Anyone else getting this?

View attachment IMG_1301.PNG


Doing my nut in.... @Lorian lol


----------



## mrwright (Oct 22, 2013)

Too much midget tranny donkey porn give your pc all kinds of aids


----------



## 39005 (Nov 25, 2013)

yes ive been getting this for about 4 days now , UKM is about 5th on the google search engine and its the pro hormone section (not the main page ) - SEO needs sorting out.


----------



## Quackerz (Dec 19, 2015)

aqualung said:


> yes ive been getting this for about 4 days now , UKM is about 5th on the google search engine and its the pro hormone section (not the main page ) - SEO needs sorting out.


 Yes mate, mines exactly the same, 5th page down and the pro hormones section....


----------



## CG88 (Jun 4, 2015)

@Joe Jeffery get in here mate SEO problems as above :lol:


----------



## Ultrasonic (Jul 13, 2004)

Are you guys seriously doing a Google search to find a forum you use most days :confused1: .


----------



## Quackerz (Dec 19, 2015)

Ultrasonic said:


> Are you guys seriously doing a Google search to find a forum you use most days :confused1: .

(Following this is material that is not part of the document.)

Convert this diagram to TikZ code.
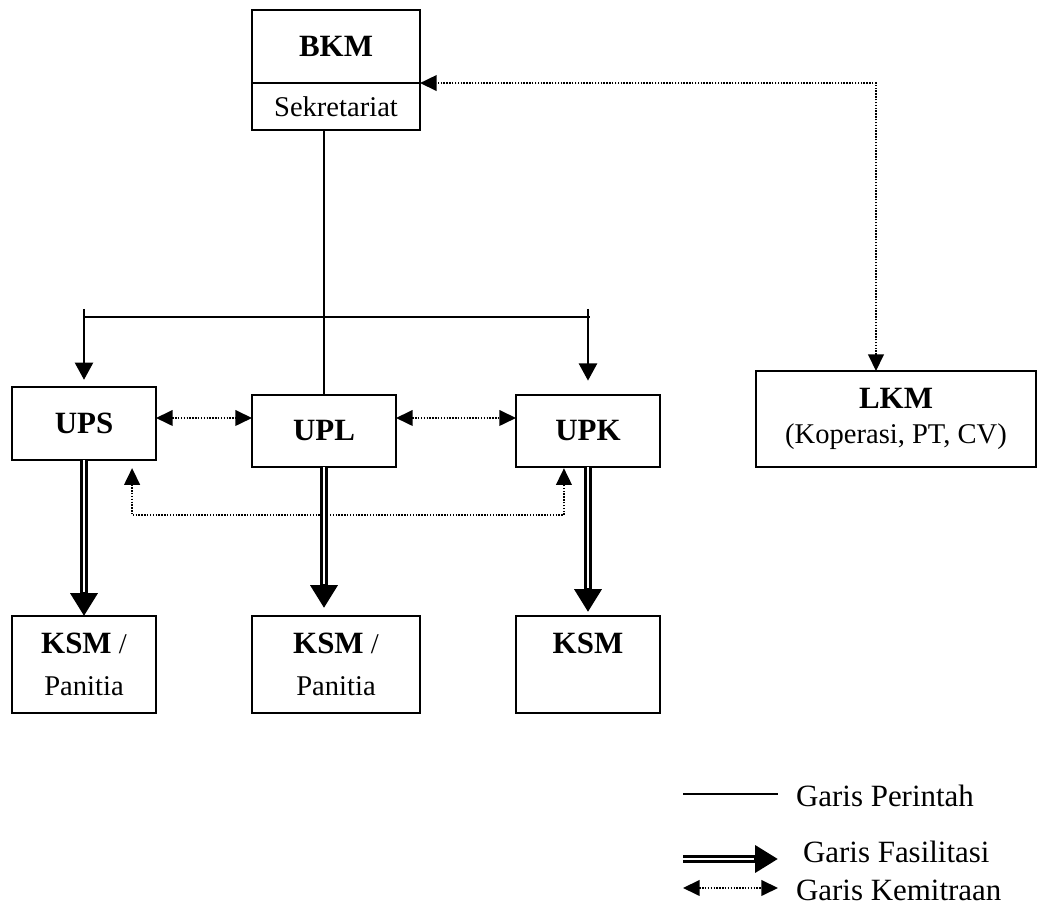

 It's in my search, easier than typing the address on my phone.......


----------



## Ultrasonic (Jul 13, 2004)

Quackerz said:


> It's in my search, easier than typing the address on my phone.......


 Bookmark it!


----------



## Quackerz (Dec 19, 2015)

Ultrasonic said:


> Bookmark it!


 Too much hassle........ used to doing it my way. lol


----------



## Ultrasonic (Jul 13, 2004)

Quackerz said:


> Too much hassle........ used to doing it my way. lol


----------



## Prince Adam (Mar 17, 2012)

Quackerz said:


> Too much hassle........ used to doing it my way. lol


 Simply press the shortcut

Or

Get the browser up, type the address in, then select.

Lol


----------



## Quackerz (Dec 19, 2015)

Prince Adam said:


> Simply press the shortcut
> 
> Or
> 
> ...


 Or tap my phone twice that takes two seconds?


----------



## Lifesizepenguin (Jul 25, 2016)

Quackerz said:


> Or tap my phone twice that takes two seconds?


 Not Anymore


----------



## Quackerz (Dec 19, 2015)

Lifesizepenguin said:


> Not Anymore


 Did you somehow change my software?


----------



## Lifesizepenguin (Jul 25, 2016)

Quackerz said:


> Did you somehow change my software?


 I am in development, but Im not good enough to change google unfortunately


----------